Pickle Lake is Ontario’s last frontier... an ancient, inspirational land of enormous environmental diversity, with vast forests, remote waterways, rare wildlife and fascinating indigenous history.
Pickle Lake is the most northerly community in Ontario that is accessible year-round by road. Covering this region are thousands of lakes and rivers, full of Walleye, Northern Pike, Trout and other species of fish. The forests are home to the majestic moose and this huge wilderness is only three hundred miles from the coast of Hudson Bay, Ontario’s subartic.
Aside from moose, the region also offers viewing opportunities for woodland caribou, the elusive timber wolf, black bear, game birds, bald eagles, gulls, ravens, the ever-present song birds and migratory birds such as ducks, geese, and cranes.
The Township of Pickle Lake has approximately 450 local residents and is located at the northern point of Highway 599. To reach Pickle Lake, you enjoy a scenic three-hour drive north from the Trans-Canada Highway at Ignace, Ontario along the all season paved highway 599. Wasaya Airlines has scheduled air service Monday to Friday into Pickle Lake from Thunder Bay, Ontario.

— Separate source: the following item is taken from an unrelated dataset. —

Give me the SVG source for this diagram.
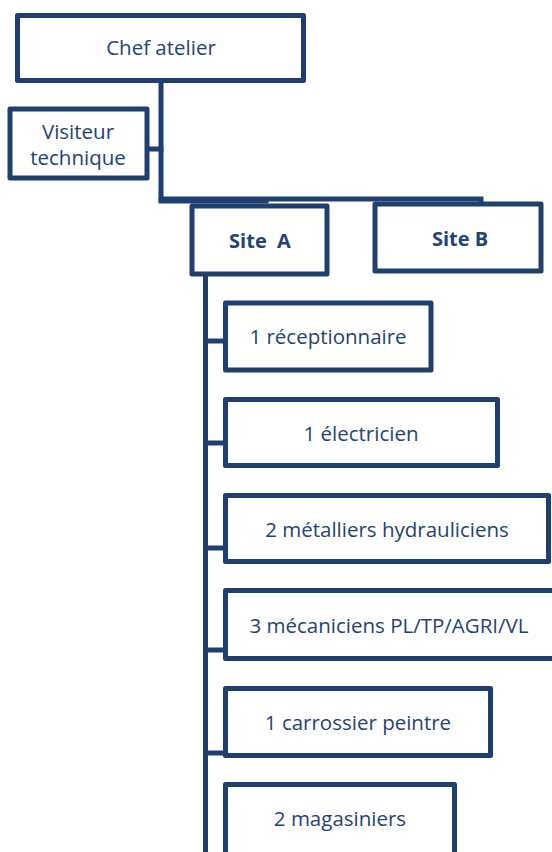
<svg xmlns="http://www.w3.org/2000/svg" width="552" height="852" viewBox="0 0 552 852">
  <style>
    .box { fill: #ffffff; stroke: #1f3f6e; stroke-width: 5; stroke-linejoin: round; }
    .line { fill: none; stroke: #1f3f6e; stroke-width: 5; stroke-linecap: square; }
    .lbl { font-family: "Open Sans", "Liberation Sans", sans-serif; font-size: 20.5px; fill: #22437a; text-anchor: middle; dominant-baseline: central; }
    .bold { font-weight: bold; font-size: 20px; }
  </style>
  <rect width="552" height="852" fill="#ffffff"/>

  <!-- connectors -->
  <g id="connectors">
    <polyline class="line" points="161,83 161,199 481,199 481,204"/>
    <line class="line" x1="161" y1="201" x2="266" y2="201"/>
    <line class="line" x1="151" y1="149" x2="161" y2="149"/>
    <line class="line" x1="205.5" y1="276" x2="205.5" y2="856"/>
    <line class="line" x1="205.5" y1="341" x2="223" y2="341"/>
    <line class="line" x1="205.5" y1="443" x2="223" y2="443"/>
    <line class="line" x1="205.5" y1="548" x2="223" y2="548"/>
    <line class="line" x1="205.5" y1="650" x2="223" y2="650"/>
    <line class="line" x1="205.5" y1="753" x2="223" y2="753"/>
  </g>

  <g id="chef">
    <rect class="box" x="17.5" y="15.5" width="286" height="65"/>
    <text class="lbl" x="161" y="47">Chef atelier</text>
  </g>

  <g id="visiteur">
    <rect class="box" x="10" y="109" width="137" height="69"/>
    <text class="lbl" x="78" y="131">Visiteur</text>
    <text class="lbl" x="78" y="157">technique</text>
  </g>

  <g id="siteA">
    <rect class="box" x="192" y="206" width="135" height="68"/>
    <text class="lbl bold" x="260" y="240">Site&#160; A</text>
  </g>

  <g id="siteB">
    <rect class="box" x="375" y="204" width="166" height="67"/>
    <text class="lbl bold" x="460" y="238">Site B</text>
  </g>

  <g id="receptionnaire">
    <rect class="box" x="225.5" y="303" width="205.5" height="67"/>
    <text class="lbl" x="328" y="336">1 réceptionnaire</text>
  </g>

  <g id="electricien">
    <rect class="box" x="225.5" y="399.5" width="272" height="66"/>
    <text class="lbl" x="361" y="433">1 électricien</text>
  </g>

  <g id="metalliers">
    <rect class="box" x="225.5" y="495.5" width="323" height="66"/>
    <text class="lbl" x="387" y="529">2 métalliers hydrauliciens</text>
  </g>

  <g id="mecaniciens">
    <rect class="box" x="225.5" y="590.5" width="340" height="68"/>
    <text class="lbl" x="389" y="625">3 mécaniciens PL/TP/AGRI/VL</text>
  </g>

  <g id="carrossier">
    <rect class="box" x="225.5" y="688.5" width="265" height="67"/>
    <text class="lbl" x="358" y="722">1 carrossier peintre</text>
  </g>

  <g id="magasiniers">
    <rect class="box" x="225.5" y="784.5" width="229" height="80"/>
    <text class="lbl" x="340" y="818">2 magasiniers</text>
  </g>
</svg>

The pavement may run out at Pickle Lake, but a well maintained gravel road (The North Road) stretches 250 kilometers further to the north and west of Pickle Lake to Windigo Lake. Winter freeze-up allows for the construction of roads made from ice and hard-packed snow, known simply as the “winter roads”. These roads provide access to and from more than fifteen otherwise isolated First Nations communities north of Pickle Lake.